Torrid Holdings Inc.
- Type: Public
- Traded as: NYSE: CURV
- Industry: Fashion
- Founded: April 2001; 25 years ago
- Headquarters: City of Industry, California, U.S.
- Number of locations: 658
- Key people: Lisa Harper, CEO
- Products: Plus-size clothing, gifts
- Revenue: US$ 1,288,100,000 (FY '22)
- Owner: Sycamore Partners
- Website: torrid.com

= Torrid Holdings =

American retail chain

Torrid Holdings Inc. is an American women's retail chain formerly owned by Hot Topic. While it is still owned by Sycamore Partners, owners of Hot Topic, in 2015, the company branched off to become Torrid, LLC. The store offers plus-size clothing and accessories for women size 10-30. Torrid began operations in April 2001.

==History ==
Torrid opened its first story on April 18, 2001, in the Brea Mall in Brea, California, with plans to open additional stores in San Diego, Denver, Omaha, Boston, and Annapolis. In August 2015, the chain expanded internationally when it opened a store in Toronto, Canada.

Torrid initially filed an IPO in 2017, but ultimately chose to withdraw it.
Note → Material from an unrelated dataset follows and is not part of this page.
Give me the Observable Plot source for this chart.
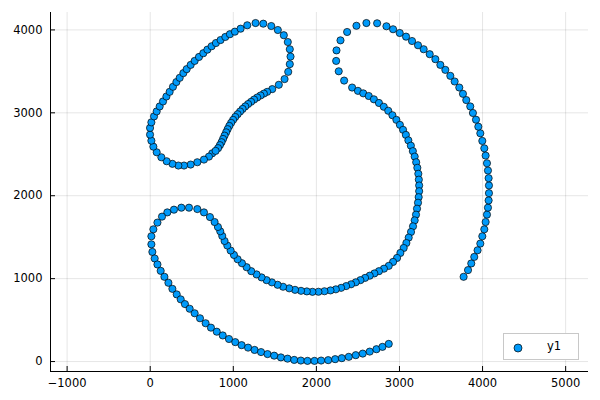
<!DOCTYPE html>
<html>
<head>
<meta charset="utf-8">
<script src="https://cdn.jsdelivr.net/npm/d3@7"></script>
<script src="https://cdn.jsdelivr.net/npm/@observablehq/plot@0.6"></script>
<style>
  html, body { margin: 0; padding: 0; background: #fff; }
  #wrap { position: relative; width: 600px; height: 400px; font-family: "DejaVu Sans", sans-serif; }
  #legend { position: absolute; left: 503px; top: 333px; width: 76px; height: 27px; border: 1px solid #c8c8c8; background: #fff; box-sizing: border-box; }
  #legend svg { position: absolute; left: 6px; top: 6px; }
  #legend span { position: absolute; left: 43px; top: 5px; font-size: 11.5px; color: #000; }
</style>
</head>
<body>
<div id="wrap"><div id="legend"><svg width="16" height="16"><circle cx="8" cy="8" r="4" fill="#009AFA" stroke="#000" stroke-width="0.7"></circle></svg><span>y1</span></div></div>
<script>
const xTicks = [-1000, 0, 1000, 2000, 3000, 4000, 5000];
const yTicks = [0, 1000, 2000, 3000, 4000];
const xDomain = [-1200, 5275];
const yDomain = [-120, 4210];
const seriesName = "y1";

const rightArc = [[3772,1022],[3825,1103],[3864,1183],[3900,1262],[3940,1342],[3973,1423],[3997,1511],[4021,1595],[4037,1683],[4053,1772],[4065,1856],[4073,1943],[4077,2031],[4077,2124],[4073,2212],[4065,2304],[4053,2392],[4037,2484],[4021,2572],[3997,2661],[3973,2753],[3949,2833],[3921,2917],[3884,2998],[3852,3077],[3804,3154],[3764,3229],[3720,3305],[3664,3378],[3612,3446],[3552,3518],[3492,3578],[3432,3647],[3364,3707],[3291,3767],[3223,3815],[3151,3866],[3079,3919],[3003,3963],[2923,4008],[2843,4044],[2731,4080],[2602,4083]];

const topHook = [[2482,4050],[2370,3975],[2290,3874],[2242,3753],[2238,3626],[2269,3501],[2334,3389],[2430,3305]];

const circleArc = [[2500,3265],[2564,3235],[2630,3203],[2692,3163],[2753,3119],[2811,3073],[2865,3025],[2915,2971],[2963,2915],[3005,2855],[3043,2795],[3077,2734],[3107,2668],[3137,2604],[3161,2538],[3183,2472],[3201,2404],[3215,2337],[3227,2265],[3233,2194],[3237,2124],[3237,2055],[3231,1983],[3223,1916],[3211,1844],[3199,1772],[3183,1703],[3163,1631],[3139,1563],[3111,1495],[3083,1430],[3051,1370],[3011,1310],[2971,1250],[2923,1202],[2871,1154],[2813,1120],[2753,1090],[2698,1063],[2642,1036],[2586,1009],[2530,982],[2474,956],[2418,932],[2358,910],[2298,889],[2234,871],[2170,858],[2097,848],[2025,842],[1953,841],[1885,846],[1815,853],[1743,865],[1673,883],[1599,902],[1533,926],[1464,955],[1400,982],[1340,1015],[1280,1051],[1216,1090],[1160,1138],[1104,1186],[1052,1234],[1008,1286],[968,1339],[928,1399],[895,1454],[867,1515],[843,1571],[815,1623],[775,1683],[719,1743]];

const lowerHook = [[647,1799],[567,1839],[467,1856],[375,1856],[286,1832],[206,1799],[142,1748],[87,1676],[38,1595],[14,1511],[14,1414],[26,1322],[54,1243],[87,1171],[126,1094],[171,1022],[219,950],[267,877],[319,810],[367,750],[418,693],[475,637],[535,582],[599,522]];

const bottomArc = [[667,462],[731,409],[801,360],[873,315],[948,272],[1024,234],[1100,198],[1178,168],[1256,140],[1334,114],[1412,90],[1492,71],[1573,50],[1653,35],[1733,20],[1813,12],[1893,8],[1977,8],[2057,12],[2142,17],[2226,29],[2306,41],[2390,57],[2474,77],[2558,96],[2642,120],[2723,149],[2795,177],[2871,213]];

const loop = [[747,2512],[707,2472],[647,2436],[567,2404],[487,2376],[407,2364],[339,2364],[267,2385],[198,2416],[134,2464],[78,2524],[38,2592],[14,2664],[-2,2737],[-2,2818],[14,2885],[46,2957],[78,3017],[114,3077],[154,3137],[195,3197],[234,3253],[274,3314],[315,3371],[355,3422],[399,3479],[439,3527],[487,3578],[535,3626],[587,3674],[639,3719],[688,3762],[739,3803],[791,3842],[847,3878],[904,3915],[959,3948],[1019,3979],[1088,4015],[1168,4056],[1268,4083],[1361,4075],[1457,4047],[1536,3999],[1608,3936],[1656,3854],[1680,3767],[1689,3678],[1680,3587],[1661,3494],[1617,3407],[1548,3338],[1469,3286],[1408,3253],[1368,3232],[1328,3209],[1288,3185],[1250,3160],[1214,3133],[1178,3106],[1144,3077],[1112,3047],[1082,3016],[1052,2983],[1024,2950],[998,2915],[974,2879],[952,2842],[932,2803],[914,2765],[895,2725],[877,2685],[859,2646],[839,2610],[817,2574],[787,2541]];

const points = [...rightArc, ...topHook, ...circleArc, ...lowerHook, ...bottomArc, ...loop]
  .map(([x, y]) => ({x, y, series: seriesName}));

const fmt = d3.format("d");

const chart = Plot.plot({
  width: 600,
  height: 400,
  marginLeft: 50,
  marginRight: 12,
  marginTop: 12,
  marginBottom: 29,
  style: { fontFamily: "DejaVu Sans, sans-serif", fontSize: "11.5px", color: "#000", background: "#fff" },
  x: { domain: xDomain },
  y: { domain: yDomain },
  marks: [
    Plot.gridX(xTicks, { stroke: "#000", strokeOpacity: 0.1, strokeWidth: 1 }),
    Plot.gridY(yTicks, { stroke: "#000", strokeOpacity: 0.1, strokeWidth: 1 }),
    Plot.ruleX([xDomain[0]], { stroke: "#000", strokeWidth: 1 }),
    Plot.ruleY([yDomain[0]], { stroke: "#000", strokeWidth: 1 }),
    Plot.axisX(xTicks, { tickSize: -5, tickPadding: 12, tickFormat: fmt, label: null }),
    Plot.axisY(yTicks, { tickSize: -5, tickPadding: 13, tickFormat: fmt, label: null }),
    Plot.dot(points, { x: "x", y: "y", r: 3.6, fill: "#009AFA", stroke: "#000", strokeWidth: 0.7 })
  ]
});

document.getElementById("wrap").insertBefore(chart, document.getElementById("legend"));
</script>
</body>
</html>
In 2018, the chain launched a lingerie collection alongside model Tara Lynn.

In July 2021, the company went public on the New York Stock Exchange, under the symbol CURV. It had 608 stores at the time.

By 2024, Torrid had over 650 stores in operation across all states in the United States and some regions of Canada. In June 2025, it was announced that Torrid would close 180 of its stores, roughly 30% of its retail footprint. Several factors ultimately prompted Torrid to move forward with this decision, including over half of its retail leases expiring this year, and Q1 2025 reports showed that over 60% of its sales were online. Store count was further reduced to 457 by September 2026.

==Products==
The store's clothing styles are aimed at women. In 2005, Torrid expanded its merchandise selection to include styles distinct from its parent company, Hot Topic. Torrid sells accessories, shoes, jewelry, novelty tee shirts, fashion tops, pants, Capri pants, shorts, skirts, dresses, outerwear, intimate apparel, hosiery, gifts, and beauty products.

==Models==

In February 2014, Georgina Burke was named the first face of Torrid and signed a one-year contract. In December 2014, Philomena Kwao was signed as a second face of Torrid.

In 2015, Torrid launched their first public casting call and model search, inviting customers to apply and audition to become the next face of Torrid. Over 14,000 people auditioned, with the winner being Lyanna Lynette. Torrid held model searches until 2019 and recently restarted it again in 2024 kicking off the model search in April 2024

Torrid held its first fashion show at New York Fashion Week in September 2017.